Il ne faut donc pas s’attendre à une ouverture de la part de Bruxelles avant mars 2016. Mais surtout, dit notre source européenne, «les Suisses s’illusionnent s’ils pensent pouvoir déterminer de manière semi-autonome les conditions ou plafonds de la clause technique». Or, l’UDC et économie suisse se seraient mis d’accord pour une clause prévoyant un plafond de 50 000 personnes par an. La méthode, davantage que le niveau, ne passera jamais pour les Européens. Or, comme l’a répété une porte-parole de la Commission, «toute solution technique» sera soumise à l’approbation des 28. Au passage, on peut tout de même relever que l’UDC est désormais prête, selon les déclarations de Christoph Blocher, à discuter d’une clause de sauvegarde, même sans plafonds ou contingents.

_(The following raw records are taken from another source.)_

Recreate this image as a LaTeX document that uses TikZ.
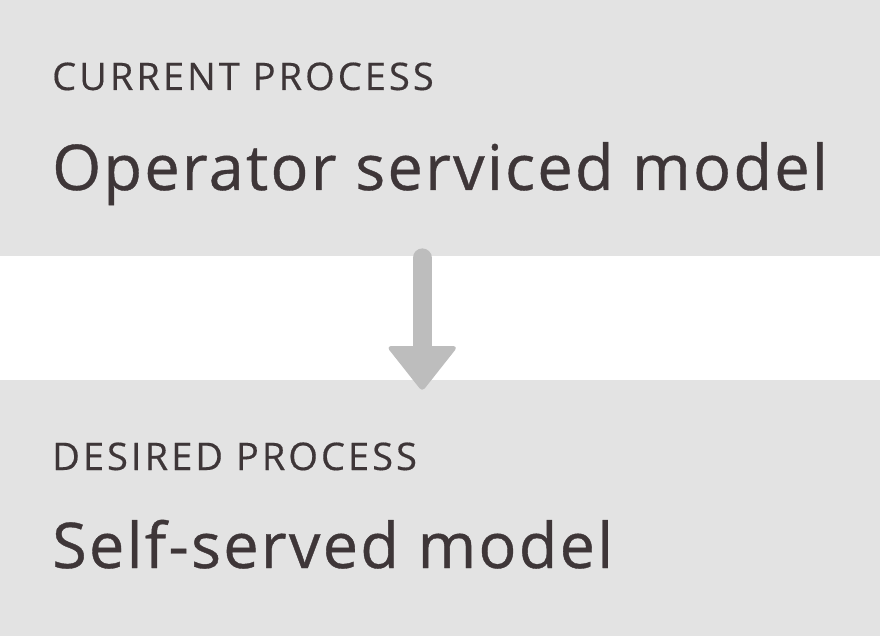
\documentclass[tikz,border=0pt]{standalone}
\usepackage{fontspec}
\setmainfont{Open Sans}
\usetikzlibrary{positioning}
\definecolor{boxgray}{HTML}{E3E3E3}
\definecolor{inkdark}{HTML}{3E3638}
\definecolor{arrowgray}{HTML}{BDBDBD}

\begin{document}
\begin{tikzpicture}[x=1pt,y=-1pt]
	% formatos
	\tikzstyle{panel}=[fill=boxgray, draw=none, minimum width=880pt, minimum height=256pt, inner sep=0, anchor=north west]
	\tikzstyle{kicker}=[text=inkdark, inner sep=0, anchor=base west, font=\fontsize{38}{40}\selectfont\addfontfeature{LetterSpace=8,FakeBold=0.4}]
	\tikzstyle{title}=[text=inkdark, inner sep=0, anchor=base west, font=\fontsize{63}{66}\selectfont\addfontfeature{LetterSpace=3.6,FakeBold=0.6}]
	\tikzstyle{shaft}=[draw=arrowgray, line width=19pt, line cap=round]
	\tikzstyle{head}=[fill=arrowgray, draw=arrowgray, line width=2pt, line join=round, rounded corners=3pt]
	\useasboundingbox (0,0) rectangle (880,636);
	% paneles
	\node [panel] (cur) at (0,0) {};
	\node [panel] (des) at (0,380) {};
	% textos
	\node [kicker] (curlabel) at (52,90) {CURRENT PROCESS};
	\node [title] (curtitle) at (52,190) {Operator serviced model};
	\node [kicker] (deslabel) at (52,470) {DESIRED PROCESS};
	\node [title] (destitle) at (52,568) {Self-served model};
	% flecha
	\coordinate (start) at ([xshift=-18pt,yshift=-1.5pt]cur.south);
	\coordinate (tip) at ([xshift=-18pt,yshift=-10pt]des.north);
	\draw [shaft] (start) -- ([yshift=38pt]tip);
	\filldraw [head] (tip) -- ([xshift=-34pt,yshift=43pt]tip) -- ([xshift=34pt,yshift=43pt]tip) -- cycle;
\end{tikzpicture}
\end{document}
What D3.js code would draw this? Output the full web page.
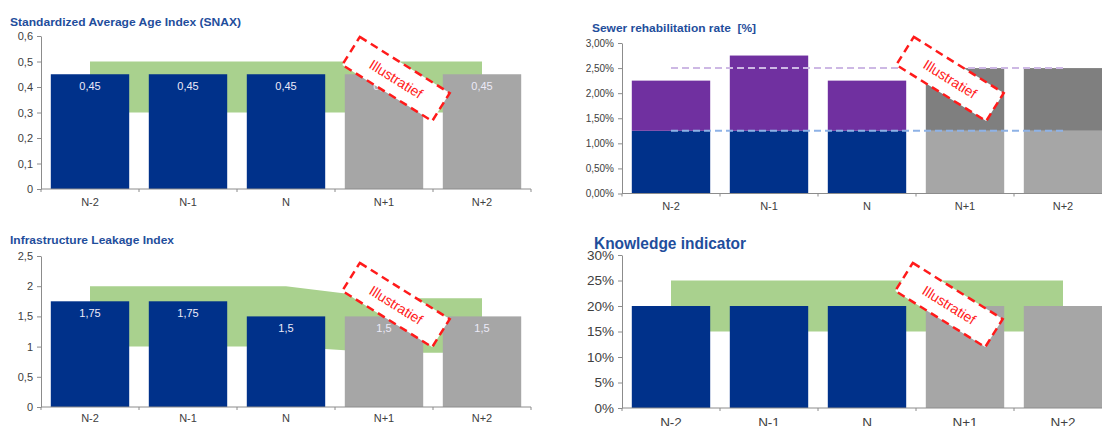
<!DOCTYPE html>
<html>
<head>
<meta charset="utf-8">
<script src="https://cdn.jsdelivr.net/npm/d3@7"></script>
<style>
  body { margin: 0; background: #fff; }
  svg { display: block; font-family: "Liberation Sans", Arial, sans-serif; }
  .title { white-space: pre; }
</style>
</head>
<body>
<svg id="chart" width="1102" height="426"></svg>
<script>
// categories shared by all four panels
const categories = ["N-2", "N-1", "N", "N+1", "N+2"];
const isForecast = [false, false, false, true, true];

// Standardized Average Age Index
const snaxValues = [0.45, 0.45, 0.45, 0.45, 0.45];
const snaxLabels = ["0,45", "0,45", "0,45", "0,45", "0,45"];
const snaxBandLow = [0.3, 0.3, 0.3, 0.3, 0.3];
const snaxBandHigh = [0.5, 0.5, 0.5, 0.5, 0.5];
const snaxTicks = [0, 0.1, 0.2, 0.3, 0.4, 0.5, 0.6];

// Sewer rehabilitation rate (stacked)
const sewerBase = [0.0125, 0.0125, 0.0125, 0.0125, 0.0125];
const sewerTotal = [0.0225, 0.0275, 0.0225, 0.025, 0.025];
const sewerTargetLow = [0.0125, 0.0125, 0.0125, 0.0125, 0.0125];
const sewerTargetHigh = [0.025, 0.025, 0.025, 0.025, 0.025];
const sewerTicks = [0, 0.005, 0.01, 0.015, 0.02, 0.025, 0.03];

// Infrastructure Leakage Index
const iliValues = [1.75, 1.75, 1.5, 1.5, 1.5];
const iliLabels = ["1,75", "1,75", "1,5", "1,5", "1,5"];
const iliBandLow = [1, 1, 1, 0.9, 0.9];
const iliBandHigh = [2, 2, 2, 1.8, 1.8];
const iliTicks = [0, 0.5, 1, 1.5, 2, 2.5];

// Knowledge indicator
const knowValues = [0.2, 0.2, 0.2, 0.2, 0.2];
const knowBandLow = [0.15, 0.15, 0.15, 0.15, 0.15];
const knowBandHigh = [0.25, 0.25, 0.25, 0.25, 0.25];
const knowTicks = [0, 0.05, 0.1, 0.15, 0.2, 0.25, 0.3];

const navy = "#00318a", purple = "#7030a0", lightGray = "#a6a6a6", darkGray = "#7f7f7f";
const green = "#a9d18e", titleBlue = "#1f4e9c", axisGray = "#8c8c8c", textGray = "#404040";

const nl = d3.formatLocale({decimal: ",", thousands: ".", grouping: [3], currency: ["", ""]});

const svg = d3.select("#chart");
svg.append("rect").attr("width", 1102).attr("height", 426).attr("fill", "#fff");

function drawPanel(p) {
  const g = svg.append("g");
  const x = d3.scaleBand().domain(categories).range([p.left, p.right])
    .paddingInner(0.2).paddingOuter(0.1);
  const y = d3.scaleLinear().domain([0, d3.max(p.ticks)]).range([p.bottom, p.top]);
  const cx = (d, i) => x(categories[i]) + x.bandwidth() / 2;

  // target band
  if (p.bandLow) {
    const area = d3.area().x(cx).y0(d => y(d[0])).y1(d => y(d[1]));
    g.append("path").datum(d3.zip(p.bandLow, p.bandHigh))
      .attr("d", area).attr("fill", green);
  }

  // bars (one or more stacked segments)
  p.stack.forEach(seg => {
    g.selectAll(null).data(categories).join("rect")
      .attr("x", d => x(d))
      .attr("width", x.bandwidth())
      .attr("y", (d, i) => y(seg.hi[i]))
      .attr("height", (d, i) => y(seg.lo[i]) - y(seg.hi[i]))
      .attr("fill", (d, i) => isForecast[i] ? seg.fc : seg.color);
  });

  // dashed target lines
  (p.lines || []).forEach(ln => {
    g.append("path").datum(ln.values)
      .attr("d", d3.line().x(cx).y(d => y(d)))
      .attr("fill", "none").attr("stroke", ln.color)
      .attr("stroke-width", 2).attr("stroke-dasharray", "7,4");
  });

  // value labels
  if (p.labels) {
    g.selectAll(null).data(p.labels).join("text")
      .attr("x", (d, i) => cx(d, i))
      .attr("y", (d, i) => y(p.stack[0].hi[i]) + 16)
      .attr("text-anchor", "middle")
      .attr("fill", "#eceaf8")
      .style("font-size", "11px")
      .text(d => d);
  }

  // y axis
  const ya = g.append("g").attr("transform", `translate(${p.left},0)`)
    .call(d3.axisLeft(y).tickValues(p.ticks).tickFormat(p.fmt).tickSize(4).tickSizeOuter(0).tickPadding(4));
  ya.select(".domain").attr("stroke", axisGray);
  ya.selectAll(".tick line").attr("stroke", axisGray);
  ya.selectAll("text").attr("fill", textGray).style("font-size", p.tickFont + "px").style("font-family", "Liberation Sans, Arial, sans-serif");

  // x axis: line plus ticks on category boundaries
  g.append("line").attr("x1", p.left).attr("x2", p.right)
    .attr("y1", y(0)).attr("y2", y(0)).attr("stroke", axisGray);
  g.selectAll(null).data(d3.range(categories.length + 1)).join("line")
    .attr("x1", i => p.left + i * x.step()).attr("x2", i => p.left + i * x.step())
    .attr("y1", y(0)).attr("y2", y(0) + 3).attr("stroke", axisGray);
  const xa = g.append("g").attr("transform", `translate(0,${y(0)})`)
    .call(d3.axisBottom(x).tickSize(0).tickPadding(p.labelPad));
  xa.select(".domain").remove();
  xa.selectAll("text").attr("fill", textGray).style("font-size", p.labelFont + "px").style("font-family", "Liberation Sans, Arial, sans-serif");

  // title
  g.append("text").attr("class", "title").attr("x", p.titleX).attr("y", p.titleY)
    .attr("fill", titleBlue).style("font-weight", "bold")
    .style("font-size", p.titleFont + "px")
    .attr("textLength", p.titleWidth).attr("lengthAdjust", "spacingAndGlyphs")
    .text(p.title);

  // "Illustratief" stamp
  const st = g.append("g").attr("transform", `translate(${p.stampX},${p.stampY}) rotate(32)`);
  st.append("rect").attr("x", -53).attr("y", -16.5).attr("width", 106).attr("height", 33)
    .attr("fill", "#fff").attr("stroke", "#ff1a1a").attr("stroke-width", 2.5)
    .attr("stroke-dasharray", "8,5");
  st.append("text").attr("text-anchor", "middle").attr("dy", "0.35em")
    .attr("fill", "#ff2020").style("font-size", "14px").text("Illustratief");
}

drawPanel({
  title: "Standardized Average Age Index (SNAX)", titleX: 10, titleY: 26, titleFont: 11.5, titleWidth: 231,
  left: 41, right: 531, top: 36, bottom: 189,
  ticks: snaxTicks, fmt: nl.format("~g"), tickFont: 11, labelFont: 11, labelPad: 9,
  bandLow: snaxBandLow, bandHigh: snaxBandHigh,
  stack: [{lo: [0, 0, 0, 0, 0], hi: snaxValues, color: navy, fc: lightGray}],
  labels: snaxLabels, stampX: 396, stampY: 79
});

drawPanel({
  title: "Sewer rehabilitation rate  [%]", titleX: 592, titleY: 32, titleFont: 10.5, titleWidth: 164,
  left: 622, right: 1112, top: 43, bottom: 193.5,
  ticks: sewerTicks, fmt: nl.format(".2%"), tickFont: 10, labelFont: 11, labelPad: 9,
  stack: [
    {lo: [0, 0, 0, 0, 0], hi: sewerBase, color: navy, fc: lightGray},
    {lo: sewerBase, hi: sewerTotal, color: purple, fc: darkGray}
  ],
  lines: [{values: sewerTargetHigh, color: "#cdb8e4"}, {values: sewerTargetLow, color: "#8eb2e6"}],
  stampX: 950, stampY: 79
});

drawPanel({
  title: "Infrastructure Leakage Index", titleX: 10, titleY: 244, titleFont: 11, titleWidth: 164,
  left: 41, right: 531, top: 256, bottom: 407,
  ticks: iliTicks, fmt: nl.format("~g"), tickFont: 11, labelFont: 11, labelPad: 7,
  bandLow: iliBandLow, bandHigh: iliBandHigh,
  stack: [{lo: [0, 0, 0, 0, 0], hi: iliValues, color: navy, fc: lightGray}],
  labels: iliLabels, stampX: 396, stampY: 305
});

drawPanel({
  title: "Knowledge indicator", titleX: 594, titleY: 249, titleFont: 16, titleWidth: 152,
  left: 622, right: 1112, top: 255, bottom: 408,
  ticks: knowTicks, fmt: nl.format(".0%"), tickFont: 13.5, labelFont: 13.5, labelPad: 9,
  bandLow: knowBandLow, bandHigh: knowBandHigh,
  stack: [{lo: [0, 0, 0, 0, 0], hi: knowValues, color: navy, fc: lightGray}],
  stampX: 949, stampY: 305
});
</script>
</body>
</html>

D’autre part, craignent les négociateurs suisses, tout ce qui pourra être accepté par les Européens pour faciliter aux Suisses l’application de l’article 121a risque de provoquer un retour de manivelle dans le cadre des négociations institutionnelles. Les Européens seront alors tentés de renforcer le rôle de la Cour de justice de l’UE dans l’interprétation des accords bilatéraux.

Le calendrier contraindra dès lors le Conseil fédéral et le Parlement à se lancer rapidement dans l’adoption de la loi d’application de l’article 121a, sans connaître la position éventuelle des Européens. Les députés n’ont guère d’autre choix que de plancher sur une loi d’application la plus compatible possible avec l’ALCP.

Il reste un an pour sortir de l’impasse européenne.